Opinions

Meme page politics

The meme posted by Livi Plihal on “Puget Sound Memes for Birkenstock Wearing Teens”

In the middle of the 2018 Spring semester, though it seems like it was much earlier than that, a certain Facebook page took campus by storm. “Puget Sound Memes for Birkenstock Wearing Teens” now sits at 1,204 members, and that number grows each day. All 1,204 of us have Maya Sealander ‘20 to thank for this phenomenon.

“It was an idea I’d had since I was a freshman here. It took me a year and a half to actually make the page, though. I was sitting with my friends and I just thought: let’s create a meme page,” Sealander said.

Despite the page’s young age, it feels as though it’s been a part of campus culture for a long while. The memes that are posted to the page are intended to relay the experiences of not only college students in general, but Puget Sound students specifically. Jokes about incessant lawn mowers, President Crawford’s numerous nicknames, and the strife of STEM majors are all enjoyed regularly on the page.

But inside this space that has been created for humor and student relation, controversies and arguments can emerge as well. The rules of the page are simple: “Keep it Puget Sound related, don’t start s—-.” As with any platform of interaction between people, this page should be open to criticism and debate just as well as humor and fun — but with sophomore Livi Plihal, that wasn’t the case.

On Sept. 3, Plihal posted a meme titled “Gentrified neighborhood/yuppie college town BINGO” (pictured on the right). While hilarious squares with traits like “Thrift shop that’s inexplicably more expensive than many regular stores” and “Farmer’s market on weekends” that apply with brutal accuracy to the North End area were on the bingo card, so were some more politically charged, but no less accurate assertions. “Store selling vaguely Tibetan trinkets run by a white woman” and “Homelessness (or some other visual reminder of the grotesque wealth inequality)” stand out, as well as the free space in the middle, a picture of a toothpaste advertisement with the words “Noticeably White.”

My friends and I found the meme painfully hilarious in its accuracy. After all, the funniest jokes often have much truth sprinkled into them. But the post sparked a debate on the page that has me wondering, months later, about just what is and isn’t allowed to be posted there.

Unfortunately, many of the argumentative comments have been deleted and I was unable to access screenshots, but many of the members were unhappy with Plihal’s omission of the fact that only the North End is described in the meme.

Plihal had this to say: “People’s reasoning was that ‘not all of Tacoma is like that, this is just Proctor. It doesn’t even apply to Hilltop or Downtown. The poster of the meme didn’t mean everywhere.’ And I replied to the comments saying: ‘Yes, yes I was. And you shouldn’t be mad that I’m saying this.’”

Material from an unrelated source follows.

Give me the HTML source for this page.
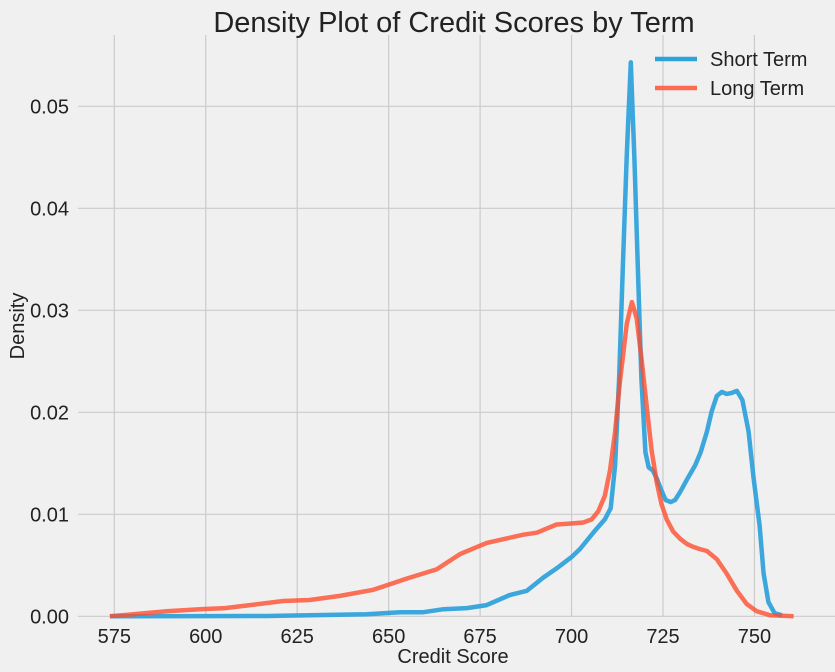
<!DOCTYPE html>
<html><head><meta charset="utf-8"><style>
body{margin:0;background:#f0f0f0;}
svg{display:block;font-family:"Liberation Sans",sans-serif;}
</style></head><body>
<svg id="c" width="835" height="672" xmlns="http://www.w3.org/2000/svg">
<rect width="835" height="672" fill="#f0f0f0"/>
<g id="grid"></g>
<g id="series"></g>
<g id="labels"></g>
<text x="454" y="32" text-anchor="middle" font-size="29" fill="#222">Density Plot of Credit Scores by Term</text>
<text x="453" y="663" text-anchor="middle" font-size="20" fill="#222">Credit Score</text>
<text transform="translate(24,326) rotate(-90)" text-anchor="middle" font-size="20" fill="#222">Density</text>
<g>
<g><line x1="655" y1="59" x2="697" y2="59" stroke="#30a2da" stroke-width="4.5"/><text x="710" y="66" font-size="20" fill="#222">Short Term</text></g>
<g><line x1="655" y1="88" x2="697" y2="88" stroke="#fc6a50" stroke-width="4.5"/><text x="710" y="95" font-size="20" fill="#222">Long Term</text></g>
</g>
</svg>
<script>
const xTicks=[575,600,625,650,675,700,725,750];
const yTicks=[0,0.01,0.02,0.03,0.04,0.05];
const yTickLabels=["0.00","0.01","0.02","0.03","0.04","0.05"];
const shortX=[573.8,616.7,644,653.2,659.5,665,671.4,676.8,683.2,687.8,692.3,695.9,700,702.3,706.4,709.1,710.7,711.9,713.0,714.1,715.1,716.2,717.2,718.1,719.1,720.2,721.1,722.2,723.3,724.5,725.7,727.1,728.3,729.7,731.7,733.8,735.3,737.0,738.3,739.7,741.1,742.4,743.8,745.2,746.7,748.4,749.7,751.4,752.5,753.8,755.5,757.5];
const shortY=[0,0.00003,0.0002,0.0004,0.0004,0.0007,0.0008,0.0011,0.0021,0.0025,0.0038,0.0047,0.0058,0.0066,0.0084,0.0095,0.0106,0.0148,0.0233,0.035,0.0453,0.0543,0.0446,0.0343,0.0233,0.0161,0.0146,0.0143,0.0135,0.0124,0.0114,0.0112,0.0114,0.0122,0.0135,0.0148,0.0161,0.0181,0.0201,0.0216,0.022,0.0218,0.0219,0.0221,0.0212,0.0181,0.0137,0.0089,0.0042,0.0014,0.0003,0.0001];
const longX=[573.8,580.2,589.3,598.4,605.3,612.1,621.2,628.4,636.7,645.8,654.9,663.1,669.5,676.8,686.8,690.5,695.9,700,703.2,705.5,707.3,709.1,710.5,711.9,713.2,715.1,716.5,717.8,719.2,720.6,721.9,723.3,724.6,726.0,727.8,729.7,731.5,733.3,735.0,737.0,739.7,742.4,745.2,747.9,750.6,754.3,760.7];
const longY=[0,0.0002,0.0005,0.0007,0.0008,0.0011,0.0015,0.0016,0.0020,0.0026,0.0037,0.0046,0.0061,0.0072,0.0080,0.0082,0.0090,0.0091,0.0092,0.0095,0.0103,0.0118,0.0143,0.0181,0.0229,0.0287,0.0308,0.0292,0.0250,0.0204,0.0162,0.0131,0.0110,0.0095,0.0083,0.0076,0.0071,0.0068,0.0066,0.0064,0.0056,0.0042,0.0025,0.0012,0.0005,0.0001,0];
const sx=v=>114.3+(v-575)*3.658;
const sy=v=>616.3-v*10200;
const NS="http://www.w3.org/2000/svg";
const grid=document.getElementById('grid'),lab=document.getElementById('labels'),ser=document.getElementById('series');
function mk(t,a,p){const e=document.createElementNS(NS,t);for(const k in a)e.setAttribute(k,a[k]);p.appendChild(e);return e;}
xTicks.forEach(t=>{
 const l=mk('line',{x1:sx(t),x2:sx(t),y1:35,y2:616,stroke:'#cbcbcb','stroke-width':1.2},grid);
 
 
 const tx=mk('text',{x:sx(t),y:643,'text-anchor':'middle','font-size':20,fill:'#222'},lab);
 tx.textContent=t;
 
 
});
yTicks.forEach((t,i)=>{
 const l=mk('line',{x1:78,x2:835,y1:sy(t),y2:sy(t),stroke:'#cbcbcb','stroke-width':1.2},grid);
 
 
 const tx=mk('text',{x:69,y:sy(t)+7,'text-anchor':'end','font-size':20,fill:'#222'},lab);
 tx.textContent=yTickLabels[i];
 
 
});
function pts(xs,ys){return xs.map((x,i)=>sx(x).toFixed(1)+','+sy(ys[i]).toFixed(1)).join(' ');}
const pS=mk('polyline',{points:pts(shortX,shortY),fill:'none',stroke:'#30a2da','stroke-width':4.5,'stroke-opacity':0.95,'stroke-linejoin':'round'},ser);


const pL=mk('polyline',{points:pts(longX,longY),fill:'none',stroke:'#fc4f30','stroke-width':4.5,'stroke-opacity':0.8,'stroke-linejoin':'round'},ser);


</script>
</body></html>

The end result of the arguments was that the moderators of the page deactivated all comments on the post, and Plihal herself was removed and banned from the group. She did not want to reveal the identities of the moderator(s) who banned her, but that is beside the point anyway.

First and foremost, the students who argued against Plihal had a number of holes in their boat. Gentrification, by definition, does not apply to a whole city. It applies to the poorer or nonwhite (most of the time both) areas like Hilltop, which is most definitely experiencing gentrification. When white people move into a primarily POC, low-income neighborhood and start to literally set up shop, that’s gentrification. I’m pretty sure that when they move into an entire city or nation and do the same thing, it’s called colonization — and that’s why we see Whole Foods in Harlem and Lime Bikes in Hilltop.

Plihal was banned for the posting of a meme that opened a primarily white and middle to upper-class student body to criticism, and they responded by shutting her out. That tells me that the nature of this page is not what it should be. Instead of a place where we can not only laugh but also talk about our issues and privileges as a campus, it is a place where the rule “don’t start s—-” is seemingly enforced in order to protect a spoiled student body from reckoning with the consequences and reality of the way their society has been shaped.

Based on this alone, it’s clear that allowing meme pages to be places where humor and only humor is circulated, and insightful discourse on issues like gentrification are punished, retains an ignorant status quo. Utilizing humor to challenge problematic ideologies is one of the best ways to get people to listen. Not only is there no wrong space to have critical discourse in the first place, but there’s no better place to have critical discourse than a meme page: the last place a comfortable, privileged student would expect to be challenged.